The evolution of a star depends crucially on its initial birth mass and composition, and developments in its early lifetime. These initial properties determine, for example, the production of the chemical elements forged later on in the star's nuclear furnace, and its early angular momentum affects the subsequent distribution of its internal energy. Astronomers are therefore working to understand the physical processes underway in the very earliest stages of a star’s life after a dense clump of interstellar matter has contracted, warmed, and begun the stellar gestation processes.
In the early stages of a star's life, its central temperature and density are not yet high enough to initiate significant nuclear burning; its energy comes from the release of gravitational energy, and it circulates via gas motions. As the internal temperatures rise and the hot gas becomes more transparent, this internal energy begins to redistribute itself through radiation as well through gas motions. Then, as these and related processes compete for primacy, the star starts to vibrate slightly, an effect which can be observed as periodic variations in the star's surface through the luminosity and temperature. In some young stars it is possible to use "asteroseismology" – the measurement of these acoustic patterns - to explore the star’s structure and evolution.

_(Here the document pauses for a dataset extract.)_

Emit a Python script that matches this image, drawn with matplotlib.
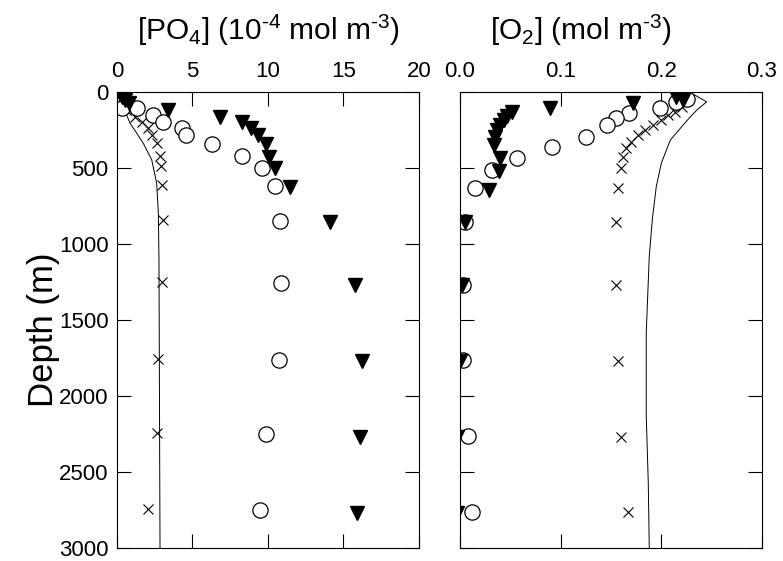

CfA astronomer Dimitar Sasslov has joined with a team of other investigators to study the surface vibrations in thirty-four young stars. Their ages are constrained by their emission spectra or by their being members of stellar clusters whose ages are known to be less than about ten million years, either signaling likely periodic vibrations in the young stars. The team finds a clear relation between seismic observables and evolutionary status, and in particular they are able to infer the internal stellar processes underway and the star’s corresponding evolutionary development. By analogy to a sonogram, this technique of asteroseismology is able to probe the unborn, and offers a new probe of the earliest stages of a star's life.
"Echography of Young Stars Reveals Their Evolution," K. Zwintz, L. Fossati, T. Ryabchikova, D. Guenther, C. Aerts, T. G. Barnes, N., Themes, D. Lorenz, C. Cameron, R. Kuschnig, S. Pollack-Drs, E. Moravveji, A. Baglin, J., M. Matthews, A. F. J. Moffat1, E. Poretti, M. Rainer, S. M. Rucinski, D. Sasselov, W. W. Weiss, Science, 345, 550, 2014.